The exercise – Type out the data exactly as given. Skip any image.
──────────
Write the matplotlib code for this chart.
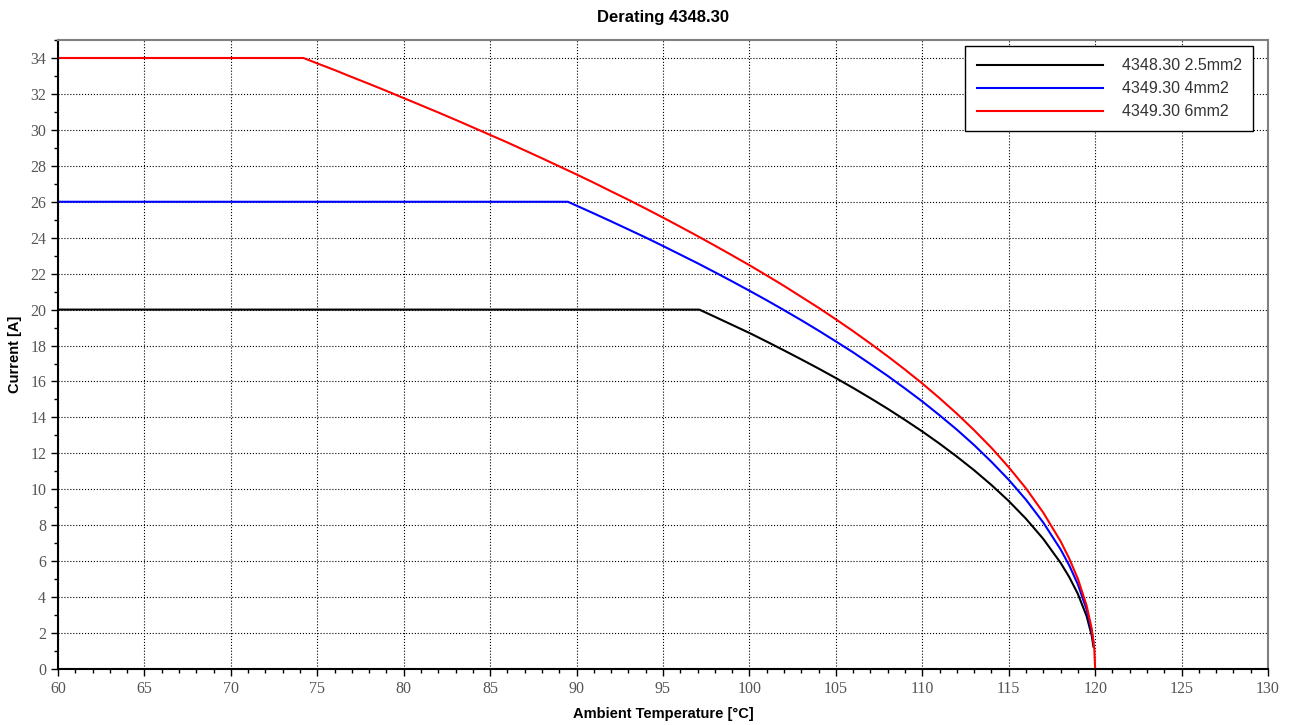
import matplotlib
matplotlib.use("Agg")
import matplotlib.pyplot as plt
from matplotlib.ticker import MultipleLocator

# values
temp_black = [60, 97.1, 98, 99, 100, 101, 102, 103, 104, 105, 106, 107, 108, 109, 110,
              111, 112, 113, 114, 115, 116, 117, 118, 118.5, 119, 119.5, 119.8, 119.9]
cur_black = [20, 20, 19.6, 19.15, 18.7, 18.22, 17.73, 17.23, 16.72, 16.19, 15.64, 15.07,
             14.48, 13.86, 13.22, 12.54, 11.82, 11.06, 10.24, 9.35, 8.36, 7.24, 5.91,
             5.12, 4.18, 2.96, 1.87, 1.25]

temp_blue = [60, 89.5, 91, 92, 93, 94, 95, 96, 97, 98, 99, 100, 101, 102, 103, 104, 105,
             106, 107, 108, 109, 110, 111, 112, 113, 114, 115, 116, 117, 118, 118.5, 119,
             119.5, 119.8, 119.9]
cur_blue = [26, 26, 25.35, 24.91, 24.46, 24.01, 23.54, 23.06, 22.58, 22.08, 21.57, 21.05,
            20.52, 19.97, 19.41, 18.83, 18.23, 17.62, 16.97, 16.31, 15.61, 14.89, 14.12,
            13.32, 12.46, 11.53, 10.53, 9.42, 8.15, 6.66, 5.77, 4.71, 3.33, 2.11, 1.5]

temp_red = [60, 74.2, 75, 76, 77, 78, 79, 80, 81, 82, 83, 84, 85, 86, 87, 88, 89, 90, 91,
            92, 93, 94, 95, 96, 97, 98, 99, 100, 101, 102, 103, 104, 105, 106, 107, 108,
            109, 110, 111, 112, 113, 114, 115, 116, 117, 118, 118.5, 119, 119.5, 119.8,
            119.95, 120]
cur_red = [34, 34, 33.7, 33.33, 32.94, 32.56, 32.17, 31.77, 31.37, 30.97, 30.56, 30.14,
           29.72, 29.3, 28.86, 28.42, 27.97, 27.52, 27.06, 26.58, 26.11, 25.62, 25.12,
           24.61, 24.09, 23.56, 23.02, 22.47, 21.9, 21.32, 20.71, 20.1, 19.46, 18.8,
           18.11, 17.4, 16.66, 15.89, 15.07, 14.21, 13.29, 12.31, 11.23, 10.05, 8.7,
           7.11, 6.15, 5.02, 3.55, 2.25, 1.12, 0]

labels = ["4348.30 2.5mm2", "4349.30 4mm2", "4349.30 6mm2"]

fig = plt.figure(figsize=(12.91, 7.25), dpi=100)
ax = fig.add_axes([0.0449, 0.0772, 0.9373, 0.8676])

ax.plot(temp_black, cur_black, color="black", lw=1.5, label=labels[0])
ax.plot(temp_blue, cur_blue, color="blue", lw=1.5, label=labels[1])
ax.plot(temp_red, cur_red, color="red", lw=1.5, label=labels[2])

ax.set_xlim(60, 130)
ax.set_ylim(0, 35)
ax.xaxis.set_major_locator(MultipleLocator(5))
ax.xaxis.set_minor_locator(MultipleLocator(1))
ax.yaxis.set_major_locator(MultipleLocator(2))
ax.yaxis.set_minor_locator(MultipleLocator(1))
ax.grid(True, which="major", color="black", linestyle=":", linewidth=0.8)
ax.set_axisbelow(True)

ax.tick_params(which="major", direction="out", length=5, width=1, colors="black",
               labelcolor="#555555", labelsize=11.5)
ax.tick_params(which="minor", direction="out", length=3, width=1, colors="black")
for lab in ax.get_xticklabels() + ax.get_yticklabels():
    lab.set_family("Liberation Serif")

for side in ("left", "bottom"):
    ax.spines[side].set_color("black")
    ax.spines[side].set_linewidth(1.5)
for side in ("top", "right"):
    ax.spines[side].set_color("#808080")
    ax.spines[side].set_linewidth(1.5)

ax.set_title("Derating 4348.30", fontsize=12, fontweight="bold",
             family="Liberation Sans", pad=13)
ax.set_xlabel("Ambient Temperature [°C]", fontsize=10.5, fontweight="bold",
              family="Liberation Sans", labelpad=7)
ax.set_ylabel("Current [A]", fontsize=10.5, fontweight="bold",
              family="Liberation Sans", labelpad=6)

leg = ax.legend(loc="upper right", bbox_to_anchor=(0.988, 0.99), fancybox=False,
                framealpha=1, edgecolor="black", handlelength=7.9, handletextpad=1.15,
                borderpad=0.75, labelspacing=0.5, borderaxespad=0,
                prop={"family": "Liberation Sans", "size": 11.5})
leg.get_frame().set_linewidth(1.0)
for t in leg.get_texts():
    t.set_color("#333333")

fig.savefig("out.png", dpi=100)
──────────
Task solution –
Write the matplotlib code for this chart.
import matplotlib
matplotlib.use("Agg")
import matplotlib.pyplot as plt
from matplotlib.ticker import MultipleLocator

# values
temp_black = [60, 97.1, 98, 99, 100, 101, 102, 103, 104, 105, 106, 107, 108, 109, 110,
              111, 112, 113, 114, 115, 116, 117, 118, 118.5, 119, 119.5, 119.8, 119.9]
cur_black = [20, 20, 19.6, 19.15, 18.7, 18.22, 17.73, 17.23, 16.72, 16.19, 15.64, 15.07,
             14.48, 13.86, 13.22, 12.54, 11.82, 11.06, 10.24, 9.35, 8.36, 7.24, 5.91,
             5.12, 4.18, 2.96, 1.87, 1.25]

temp_blue = [60, 89.5, 91, 92, 93, 94, 95, 96, 97, 98, 99, 100, 101, 102, 103, 104, 105,
             106, 107, 108, 109, 110, 111, 112, 113, 114, 115, 116, 117, 118, 118.5, 119,
             119.5, 119.8, 119.9]
cur_blue = [26, 26, 25.35, 24.91, 24.46, 24.01, 23.54, 23.06, 22.58, 22.08, 21.57, 21.05,
            20.52, 19.97, 19.41, 18.83, 18.23, 17.62, 16.97, 16.31, 15.61, 14.89, 14.12,
            13.32, 12.46, 11.53, 10.53, 9.42, 8.15, 6.66, 5.77, 4.71, 3.33, 2.11, 1.5]

temp_red = [60, 74.2, 75, 76, 77, 78, 79, 80, 81, 82, 83, 84, 85, 86, 87, 88, 89, 90, 91,
            92, 93, 94, 95, 96, 97, 98, 99, 100, 101, 102, 103, 104, 105, 106, 107, 108,
            109, 110, 111, 112, 113, 114, 115, 116, 117, 118, 118.5, 119, 119.5, 119.8,
            119.95, 120]
cur_red = [34, 34, 33.7, 33.33, 32.94, 32.56, 32.17, 31.77, 31.37, 30.97, 30.56, 30.14,
           29.72, 29.3, 28.86, 28.42, 27.97, 27.52, 27.06, 26.58, 26.11, 25.62, 25.12,
           24.61, 24.09, 23.56, 23.02, 22.47, 21.9, 21.32, 20.71, 20.1, 19.46, 18.8,
           18.11, 17.4, 16.66, 15.89, 15.07, 14.21, 13.29, 12.31, 11.23, 10.05, 8.7,
           7.11, 6.15, 5.02, 3.55, 2.25, 1.12, 0]

labels = ["4348.30 2.5mm2", "4349.30 4mm2", "4349.30 6mm2"]

fig = plt.figure(figsize=(12.91, 7.25), dpi=100)
ax = fig.add_axes([0.0449, 0.0772, 0.9373, 0.8676])

ax.plot(temp_black, cur_black, color="black", lw=1.5, label=labels[0])
ax.plot(temp_blue, cur_blue, color="blue", lw=1.5, label=labels[1])
ax.plot(temp_red, cur_red, color="red", lw=1.5, label=labels[2])

ax.set_xlim(60, 130)
ax.set_ylim(0, 35)
ax.xaxis.set_major_locator(MultipleLocator(5))
ax.xaxis.set_minor_locator(MultipleLocator(1))
ax.yaxis.set_major_locator(MultipleLocator(2))
ax.yaxis.set_minor_locator(MultipleLocator(1))
ax.grid(True, which="major", color="black", linestyle=":", linewidth=0.8)
ax.set_axisbelow(True)

ax.tick_params(which="major", direction="out", length=5, width=1, colors="black",
               labelcolor="#555555", labelsize=11.5)
ax.tick_params(which="minor", direction="out", length=3, width=1, colors="black")
for lab in ax.get_xticklabels() + ax.get_yticklabels():
    lab.set_family("Liberation Serif")

for side in ("left", "bottom"):
    ax.spines[side].set_color("black")
    ax.spines[side].set_linewidth(1.5)
for side in ("top", "right"):
    ax.spines[side].set_color("#808080")
    ax.spines[side].set_linewidth(1.5)

ax.set_title("Derating 4348.30", fontsize=12, fontweight="bold",
             family="Liberation Sans", pad=13)
ax.set_xlabel("Ambient Temperature [°C]", fontsize=10.5, fontweight="bold",
              family="Liberation Sans", labelpad=7)
ax.set_ylabel("Current [A]", fontsize=10.5, fontweight="bold",
              family="Liberation Sans", labelpad=6)

leg = ax.legend(loc="upper right", bbox_to_anchor=(0.988, 0.99), fancybox=False,
                framealpha=1, edgecolor="black", handlelength=7.9, handletextpad=1.15,
                borderpad=0.75, labelspacing=0.5, borderaxespad=0,
                prop={"family": "Liberation Sans", "size": 11.5})
leg.get_frame().set_linewidth(1.0)
for t in leg.get_texts():
    t.set_color("#333333")

fig.savefig("out.png", dpi=100)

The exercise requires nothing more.